* Exercise material
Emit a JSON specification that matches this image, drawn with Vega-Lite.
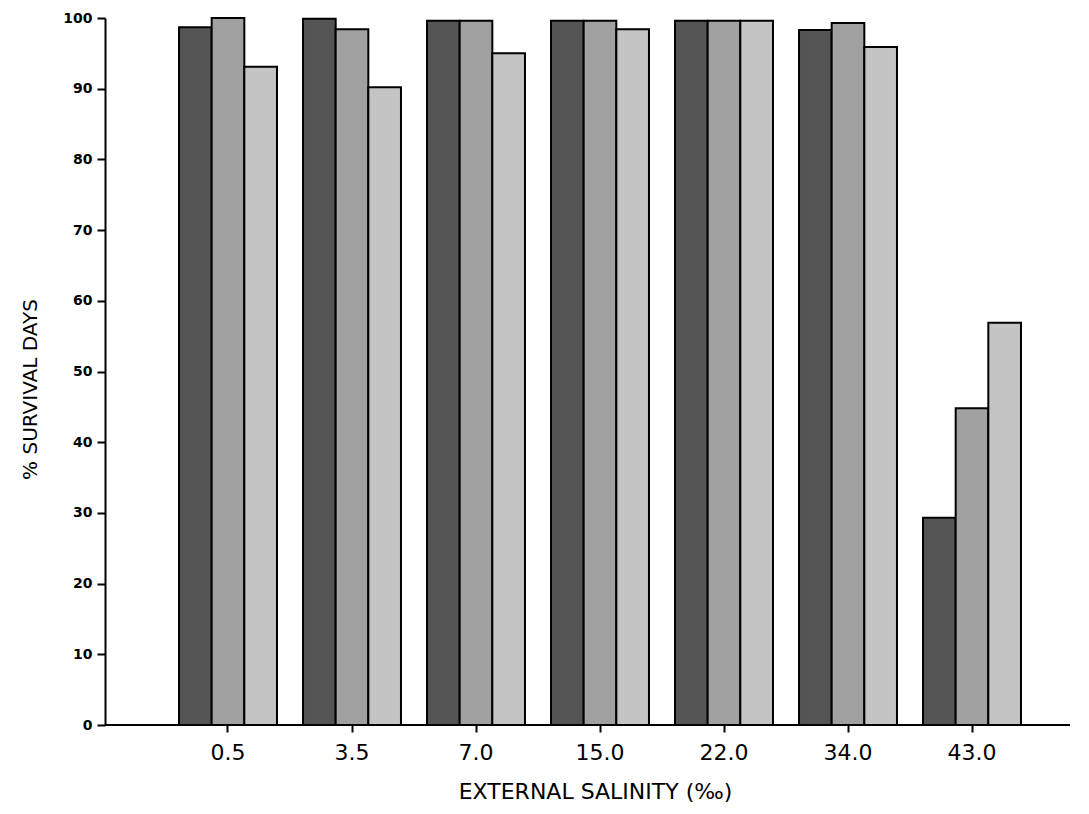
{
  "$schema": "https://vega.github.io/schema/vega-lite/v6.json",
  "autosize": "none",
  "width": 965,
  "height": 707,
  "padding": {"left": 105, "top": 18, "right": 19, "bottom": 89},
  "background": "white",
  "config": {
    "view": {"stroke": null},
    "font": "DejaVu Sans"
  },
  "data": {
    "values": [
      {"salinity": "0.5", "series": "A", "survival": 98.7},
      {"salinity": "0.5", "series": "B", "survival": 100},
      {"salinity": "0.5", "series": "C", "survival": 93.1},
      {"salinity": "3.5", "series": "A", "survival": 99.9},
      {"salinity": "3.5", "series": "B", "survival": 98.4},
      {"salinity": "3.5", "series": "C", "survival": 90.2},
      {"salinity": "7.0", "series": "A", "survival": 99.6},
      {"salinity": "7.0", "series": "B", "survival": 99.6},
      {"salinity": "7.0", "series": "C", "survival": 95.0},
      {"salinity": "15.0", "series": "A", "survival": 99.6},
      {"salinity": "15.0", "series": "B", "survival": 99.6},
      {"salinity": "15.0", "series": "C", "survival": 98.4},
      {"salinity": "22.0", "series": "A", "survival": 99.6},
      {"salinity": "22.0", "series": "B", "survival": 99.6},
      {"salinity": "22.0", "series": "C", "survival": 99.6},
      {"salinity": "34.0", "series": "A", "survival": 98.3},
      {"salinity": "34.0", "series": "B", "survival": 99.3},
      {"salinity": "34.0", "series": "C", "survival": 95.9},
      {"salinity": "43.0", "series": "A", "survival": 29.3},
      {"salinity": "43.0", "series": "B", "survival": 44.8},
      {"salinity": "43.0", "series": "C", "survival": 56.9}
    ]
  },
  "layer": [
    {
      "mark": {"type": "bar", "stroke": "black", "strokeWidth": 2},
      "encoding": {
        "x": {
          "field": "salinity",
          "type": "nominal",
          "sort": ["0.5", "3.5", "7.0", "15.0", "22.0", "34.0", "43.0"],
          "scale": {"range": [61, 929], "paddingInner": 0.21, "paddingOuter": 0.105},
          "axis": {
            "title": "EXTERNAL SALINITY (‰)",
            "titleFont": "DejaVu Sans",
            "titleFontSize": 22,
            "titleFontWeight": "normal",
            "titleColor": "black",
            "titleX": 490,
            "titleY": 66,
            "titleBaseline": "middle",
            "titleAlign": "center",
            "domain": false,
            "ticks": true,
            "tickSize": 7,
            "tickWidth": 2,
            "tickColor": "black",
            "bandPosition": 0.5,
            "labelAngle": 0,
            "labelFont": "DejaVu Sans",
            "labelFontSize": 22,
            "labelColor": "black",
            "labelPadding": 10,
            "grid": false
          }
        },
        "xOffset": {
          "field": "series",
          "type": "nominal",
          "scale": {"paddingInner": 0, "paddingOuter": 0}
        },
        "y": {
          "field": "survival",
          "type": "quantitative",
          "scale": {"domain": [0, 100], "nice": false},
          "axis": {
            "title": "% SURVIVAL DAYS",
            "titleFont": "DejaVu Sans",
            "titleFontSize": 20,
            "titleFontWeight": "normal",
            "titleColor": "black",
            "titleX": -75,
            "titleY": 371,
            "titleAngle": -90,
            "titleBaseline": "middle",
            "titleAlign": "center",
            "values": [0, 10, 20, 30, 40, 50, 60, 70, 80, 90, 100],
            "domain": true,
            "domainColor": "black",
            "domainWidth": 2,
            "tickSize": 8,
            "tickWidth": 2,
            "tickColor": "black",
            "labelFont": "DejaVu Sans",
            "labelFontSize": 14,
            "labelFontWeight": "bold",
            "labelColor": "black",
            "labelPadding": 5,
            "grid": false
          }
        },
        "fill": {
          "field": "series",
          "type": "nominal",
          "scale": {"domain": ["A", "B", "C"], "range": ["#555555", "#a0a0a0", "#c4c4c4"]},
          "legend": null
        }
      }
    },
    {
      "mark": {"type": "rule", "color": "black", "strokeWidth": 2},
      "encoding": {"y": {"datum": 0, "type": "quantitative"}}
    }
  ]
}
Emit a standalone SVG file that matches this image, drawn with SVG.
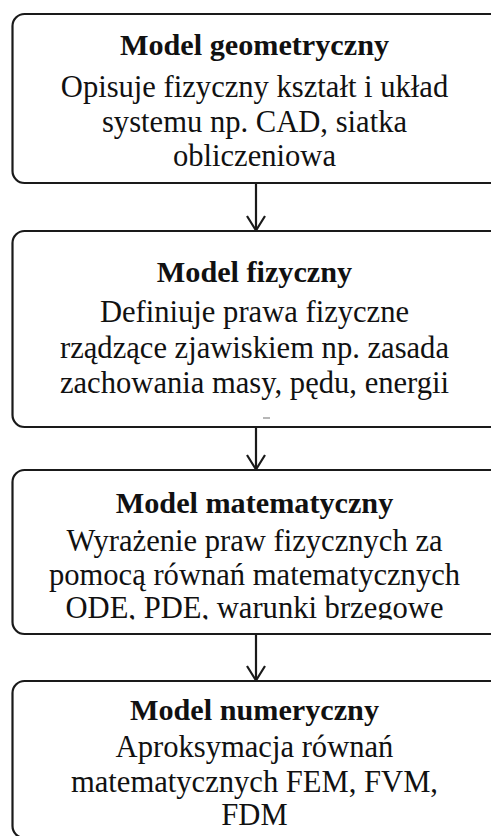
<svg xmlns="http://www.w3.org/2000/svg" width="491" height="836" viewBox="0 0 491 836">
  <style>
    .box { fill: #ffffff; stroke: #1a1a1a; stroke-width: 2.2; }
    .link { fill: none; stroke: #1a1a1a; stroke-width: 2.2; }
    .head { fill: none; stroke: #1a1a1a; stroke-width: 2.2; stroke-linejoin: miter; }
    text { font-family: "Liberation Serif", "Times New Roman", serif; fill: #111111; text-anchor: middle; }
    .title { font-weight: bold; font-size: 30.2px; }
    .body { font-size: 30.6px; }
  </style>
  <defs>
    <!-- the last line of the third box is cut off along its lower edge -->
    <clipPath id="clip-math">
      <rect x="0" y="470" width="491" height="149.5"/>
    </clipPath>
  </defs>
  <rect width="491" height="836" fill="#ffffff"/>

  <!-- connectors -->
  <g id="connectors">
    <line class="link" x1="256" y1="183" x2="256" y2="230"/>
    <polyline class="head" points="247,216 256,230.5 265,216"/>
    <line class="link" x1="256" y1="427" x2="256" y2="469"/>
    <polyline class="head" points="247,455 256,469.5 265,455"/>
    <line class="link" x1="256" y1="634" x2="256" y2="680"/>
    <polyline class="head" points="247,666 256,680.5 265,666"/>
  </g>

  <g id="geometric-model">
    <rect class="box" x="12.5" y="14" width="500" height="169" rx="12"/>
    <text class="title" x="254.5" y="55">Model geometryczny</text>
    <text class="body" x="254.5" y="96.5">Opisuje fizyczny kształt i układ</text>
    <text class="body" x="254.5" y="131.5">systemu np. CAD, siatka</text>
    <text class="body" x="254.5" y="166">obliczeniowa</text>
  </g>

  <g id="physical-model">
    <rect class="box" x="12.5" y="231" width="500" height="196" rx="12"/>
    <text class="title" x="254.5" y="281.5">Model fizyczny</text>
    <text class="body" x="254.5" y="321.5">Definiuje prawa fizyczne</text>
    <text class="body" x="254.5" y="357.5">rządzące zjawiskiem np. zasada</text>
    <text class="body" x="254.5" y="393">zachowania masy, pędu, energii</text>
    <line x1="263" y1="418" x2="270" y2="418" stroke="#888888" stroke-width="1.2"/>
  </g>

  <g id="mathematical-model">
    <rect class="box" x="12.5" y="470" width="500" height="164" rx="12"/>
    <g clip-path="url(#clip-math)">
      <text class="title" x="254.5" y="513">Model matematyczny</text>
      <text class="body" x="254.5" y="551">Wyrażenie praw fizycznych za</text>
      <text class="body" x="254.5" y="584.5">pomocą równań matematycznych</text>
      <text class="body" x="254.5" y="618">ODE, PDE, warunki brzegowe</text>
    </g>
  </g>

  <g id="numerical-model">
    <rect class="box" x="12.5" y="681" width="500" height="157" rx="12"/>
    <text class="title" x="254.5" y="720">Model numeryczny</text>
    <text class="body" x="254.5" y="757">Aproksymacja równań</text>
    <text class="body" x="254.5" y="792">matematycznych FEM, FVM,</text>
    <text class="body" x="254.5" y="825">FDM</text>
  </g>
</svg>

* What to produce
Give all the lines above again, character for character, without pictures.

* Task response
Emit a JSON specification that matches this image, drawn with Vega-Lite.
{
  "$schema": "https://vega.github.io/schema/vega-lite/v6.json",
  "autosize": "none",
  "width": 965,
  "height": 707,
  "padding": {"left": 105, "top": 18, "right": 19, "bottom": 89},
  "background": "white",
  "config": {
    "view": {"stroke": null},
    "font": "DejaVu Sans"
  },
  "data": {
    "values": [
      {"salinity": "0.5", "series": "A", "survival": 98.7},
      {"salinity": "0.5", "series": "B", "survival": 100},
      {"salinity": "0.5", "series": "C", "survival": 93.1},
      {"salinity": "3.5", "series": "A", "survival": 99.9},
      {"salinity": "3.5", "series": "B", "survival": 98.4},
      {"salinity": "3.5", "series": "C", "survival": 90.2},
      {"salinity": "7.0", "series": "A", "survival": 99.6},
      {"salinity": "7.0", "series": "B", "survival": 99.6},
      {"salinity": "7.0", "series": "C", "survival": 95.0},
      {"salinity": "15.0", "series": "A", "survival": 99.6},
      {"salinity": "15.0", "series": "B", "survival": 99.6},
      {"salinity": "15.0", "series": "C", "survival": 98.4},
      {"salinity": "22.0", "series": "A", "survival": 99.6},
      {"salinity": "22.0", "series": "B", "survival": 99.6},
      {"salinity": "22.0", "series": "C", "survival": 99.6},
      {"salinity": "34.0", "series": "A", "survival": 98.3},
      {"salinity": "34.0", "series": "B", "survival": 99.3},
      {"salinity": "34.0", "series": "C", "survival": 95.9},
      {"salinity": "43.0", "series": "A", "survival": 29.3},
      {"salinity": "43.0", "series": "B", "survival": 44.8},
      {"salinity": "43.0", "series": "C", "survival": 56.9}
    ]
  },
  "layer": [
    {
      "mark": {"type": "bar", "stroke": "black", "strokeWidth": 2},
      "encoding": {
        "x": {
          "field": "salinity",
          "type": "nominal",
          "sort": ["0.5", "3.5", "7.0", "15.0", "22.0", "34.0", "43.0"],
          "scale": {"range": [61, 929], "paddingInner": 0.21, "paddingOuter": 0.105},
          "axis": {
            "title": "EXTERNAL SALINITY (‰)",
            "titleFont": "DejaVu Sans",
            "titleFontSize": 22,
            "titleFontWeight": "normal",
            "titleColor": "black",
            "titleX": 490,
            "titleY": 66,
            "titleBaseline": "middle",
            "titleAlign": "center",
            "domain": false,
            "ticks": true,
            "tickSize": 7,
            "tickWidth": 2,
            "tickColor": "black",
            "bandPosition": 0.5,
            "labelAngle": 0,
            "labelFont": "DejaVu Sans",
            "labelFontSize": 22,
            "labelColor": "black",
            "labelPadding": 10,
            "grid": false
          }
        },
        "xOffset": {
          "field": "series",
          "type": "nominal",
          "scale": {"paddingInner": 0, "paddingOuter": 0}
        },
        "y": {
          "field": "survival",
          "type": "quantitative",
          "scale": {"domain": [0, 100], "nice": false},
          "axis": {
            "title": "% SURVIVAL DAYS",
            "titleFont": "DejaVu Sans",
            "titleFontSize": 20,
            "titleFontWeight": "normal",
            "titleColor": "black",
            "titleX": -75,
            "titleY": 371,
            "titleAngle": -90,
            "titleBaseline": "middle",
            "titleAlign": "center",
            "values": [0, 10, 20, 30, 40, 50, 60, 70, 80, 90, 100],
            "domain": true,
            "domainColor": "black",
            "domainWidth": 2,
            "tickSize": 8,
            "tickWidth": 2,
            "tickColor": "black",
            "labelFont": "DejaVu Sans",
            "labelFontSize": 14,
            "labelFontWeight": "bold",
            "labelColor": "black",
            "labelPadding": 5,
            "grid": false
          }
        },
        "fill": {
          "field": "series",
          "type": "nominal",
          "scale": {"domain": ["A", "B", "C"], "range": ["#555555", "#a0a0a0", "#c4c4c4"]},
          "legend": null
        }
      }
    },
    {
      "mark": {"type": "rule", "color": "black", "strokeWidth": 2},
      "encoding": {"y": {"datum": 0, "type": "quantitative"}}
    }
  ]
}
Emit a standalone SVG file that matches this image, drawn with SVG.
<svg xmlns="http://www.w3.org/2000/svg" width="491" height="836" viewBox="0 0 491 836">
  <style>
    .box { fill: #ffffff; stroke: #1a1a1a; stroke-width: 2.2; }
    .link { fill: none; stroke: #1a1a1a; stroke-width: 2.2; }
    .head { fill: none; stroke: #1a1a1a; stroke-width: 2.2; stroke-linejoin: miter; }
    text { font-family: "Liberation Serif", "Times New Roman", serif; fill: #111111; text-anchor: middle; }
    .title { font-weight: bold; font-size: 30.2px; }
    .body { font-size: 30.6px; }
  </style>
  <defs>
    <!-- the last line of the third box is cut off along its lower edge -->
    <clipPath id="clip-math">
      <rect x="0" y="470" width="491" height="149.5"/>
    </clipPath>
  </defs>
  <rect width="491" height="836" fill="#ffffff"/>

  <!-- connectors -->
  <g id="connectors">
    <line class="link" x1="256" y1="183" x2="256" y2="230"/>
    <polyline class="head" points="247,216 256,230.5 265,216"/>
    <line class="link" x1="256" y1="427" x2="256" y2="469"/>
    <polyline class="head" points="247,455 256,469.5 265,455"/>
    <line class="link" x1="256" y1="634" x2="256" y2="680"/>
    <polyline class="head" points="247,666 256,680.5 265,666"/>
  </g>

  <g id="geometric-model">
    <rect class="box" x="12.5" y="14" width="500" height="169" rx="12"/>
    <text class="title" x="254.5" y="55">Model geometryczny</text>
    <text class="body" x="254.5" y="96.5">Opisuje fizyczny kształt i układ</text>
    <text class="body" x="254.5" y="131.5">systemu np. CAD, siatka</text>
    <text class="body" x="254.5" y="166">obliczeniowa</text>
  </g>

  <g id="physical-model">
    <rect class="box" x="12.5" y="231" width="500" height="196" rx="12"/>
    <text class="title" x="254.5" y="281.5">Model fizyczny</text>
    <text class="body" x="254.5" y="321.5">Definiuje prawa fizyczne</text>
    <text class="body" x="254.5" y="357.5">rządzące zjawiskiem np. zasada</text>
    <text class="body" x="254.5" y="393">zachowania masy, pędu, energii</text>
    <line x1="263" y1="418" x2="270" y2="418" stroke="#888888" stroke-width="1.2"/>
  </g>

  <g id="mathematical-model">
    <rect class="box" x="12.5" y="470" width="500" height="164" rx="12"/>
    <g clip-path="url(#clip-math)">
      <text class="title" x="254.5" y="513">Model matematyczny</text>
      <text class="body" x="254.5" y="551">Wyrażenie praw fizycznych za</text>
      <text class="body" x="254.5" y="584.5">pomocą równań matematycznych</text>
      <text class="body" x="254.5" y="618">ODE, PDE, warunki brzegowe</text>
    </g>
  </g>

  <g id="numerical-model">
    <rect class="box" x="12.5" y="681" width="500" height="157" rx="12"/>
    <text class="title" x="254.5" y="720">Model numeryczny</text>
    <text class="body" x="254.5" y="757">Aproksymacja równań</text>
    <text class="body" x="254.5" y="792">matematycznych FEM, FVM,</text>
    <text class="body" x="254.5" y="825">FDM</text>
  </g>
</svg>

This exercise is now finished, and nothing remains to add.